Monday, January 21, 2008

Surgery Singers of Imfondo, Congo



I plug a suction cup microphone device into the jack that says “phone” and phone our our surgeon. Phone means telephone, right?.

It’s about my dozenth attempt to reach him at the remote Congo hospital and this time I reach him! I ask him my 10 questions, first in English then muddling through the German that a co-worker has kindly written for me.

All the answers are there in two languages . . . until I try to play them back on the little cassette deck. And I realize I’ve just tried to record through the earphone jack!

It's because I’m not working with a newsgatherer’s recorder that DOES have a phone jack, but instead a small cassette player. So, I don’t have a recording from Congo. I have my own voice. In my office in Quito, Ecuador. Asking questions in badly pronounced German.

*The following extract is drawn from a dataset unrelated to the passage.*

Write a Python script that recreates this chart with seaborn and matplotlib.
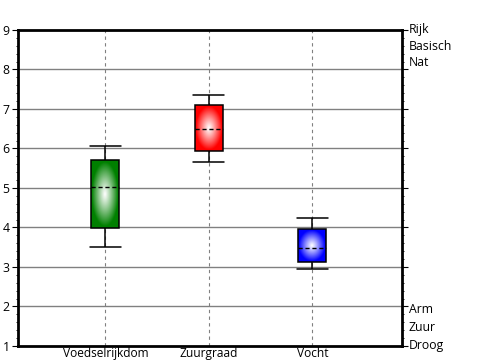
import numpy as np
import pandas as pd
import matplotlib
matplotlib.use("Agg")
import matplotlib.pyplot as plt
import matplotlib.transforms as mtransforms
from matplotlib.ticker import MultipleLocator
import seaborn as sns

categories = ["Voedselrijkdom", "Zuurgraad", "Vocht"]
# five-number summaries: min, q1, median, q3, max
voedselrijkdom = [3.50, 3.98, 5.02, 5.70, 6.06]
zuurgraad = [5.66, 5.94, 6.50, 7.09, 7.35]
vocht = [2.94, 3.13, 3.49, 3.95, 4.23]
colors = ["#008000", "#ff0000", "#0000ff"]
top_labels = ["Rijk", "Basisch", "Nat"]
bottom_labels = ["Arm", "Zuur", "Droog"]

sns.set_style("white")
plt.rcParams["font.family"] = ["Open Sans", "DejaVu Sans"]
plt.rcParams["text.color"] = "black"
plt.rcParams["xtick.color"] = "black"
plt.rcParams["ytick.color"] = "black"

df = pd.DataFrame({
    "cat": np.repeat(categories, 5),
    "val": voedselrijkdom + zuurgraad + vocht,
})

fig = plt.figure(figsize=(5, 3.6), dpi=100)
ax = fig.add_axes([0.036, 0.0389, 0.768, 0.8778])

sns.boxplot(data=df, x="cat", y="val", order=categories, hue="cat",
            palette=colors, legend=False, whis=(0, 100), width=0.27,
            linecolor="black", linewidth=1.1, ax=ax,
            medianprops=dict(linestyle=(0, (3, 2)), color="black", linewidth=1.0),
            capwidths=0.3)

# radial gradient fill inside each box
for patch, col in zip(list(ax.patches), colors):
    rgb = np.array(matplotlib.colors.to_rgb(col))
    bb = patch.get_extents().transformed(ax.transData.inverted())
    n = 200
    yy, xx = np.mgrid[-1:1:n * 1j, -1:1:n * 1j]
    r = np.sqrt(xx ** 2 + yy ** 2)
    t = np.clip(r / 0.95, 0, 1) ** 1.1
    img = (1 - t)[..., None] * np.ones(3) + t[..., None] * rgb
    im = ax.imshow(img, extent=[bb.x0, bb.x1, bb.y0, bb.y1], aspect="auto",
                   zorder=patch.get_zorder() + 0.1, interpolation="bilinear")
    im.set_clip_path(patch)
    patch.set_facecolor("none")
    patch.set_zorder(patch.get_zorder() + 0.2)
    patch.set_edgecolor("black")
for line in ax.lines:
    line.set_zorder(3)

ax.set_xlim(-0.845, 2.865)
ax.set_ylim(1, 9)
ax.yaxis.set_major_locator(MultipleLocator(1))
ax.yaxis.set_minor_locator(MultipleLocator(0.2))

for y in range(2, 9):
    ax.axhline(y, color="#808080", linewidth=1.0, zorder=0)
for x in range(len(categories)):
    ax.axvline(x, color="#808080", linewidth=0.8, linestyle=(0, (3, 3)), zorder=0)

for s in ax.spines.values():
    s.set_visible(True)
    s.set_color("black")
    s.set_linewidth(2)

ax.tick_params(axis="y", which="major", left=True, right=True, length=4, width=0.8,
               labelsize=8.8, pad=2, direction="out")
ax.tick_params(axis="y", which="minor", left=True, right=True, length=1.5, width=0.6,
               direction="out")
ax.tick_params(axis="x", bottom=False, labelsize=8.6, pad=-2.5)
ax.set_xlabel("")
ax.set_ylabel("")

trans = mtransforms.blended_transform_factory(ax.transAxes, ax.transData)
px = 39.5
for i, lab in enumerate(top_labels):
    ax.text(1.017, 9 - i * 16.5 / px, lab, transform=trans, ha="left", va="center",
            fontsize=8.8)
for i, lab in enumerate(bottom_labels):
    ax.text(1.017, 1 + (2 - i) * 18 / px, lab, transform=trans, ha="left", va="center",
            fontsize=8.8)

fig.savefig("out.png", dpi=100)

After my red-faced apologies over the long distance phone lines, we try it yet again. The interview winds down and my closing question (as usual): “Is there anything you’d like to add?” And suddenly it is all worth the multiple dialings, the French-language recording that I didn’t understand, the effort put into translating my questions into German.

"I'm so thankful for Africa," he says.

"Africa is a singing continent. And it's incredible how they sing. They sing in the morning and they sing at night. They come home from their fields, loaded up with a heavy load . . . and they sing!


"And the nicest thing I've seen here is, if you operate on a patient and the operation comes to an end and the abdomen is still open, and the patient starts singing. And the nurses, they even sing with the patient. The whole OR team and the patient are singing, and you're closing the abdomen, praising God for the operation."

To the surgeon, the description wasn’t good enough.

"You must have been in there. that's something very, very special I've seen here several times."

But to me in an office in Ecuador, it was wonderful.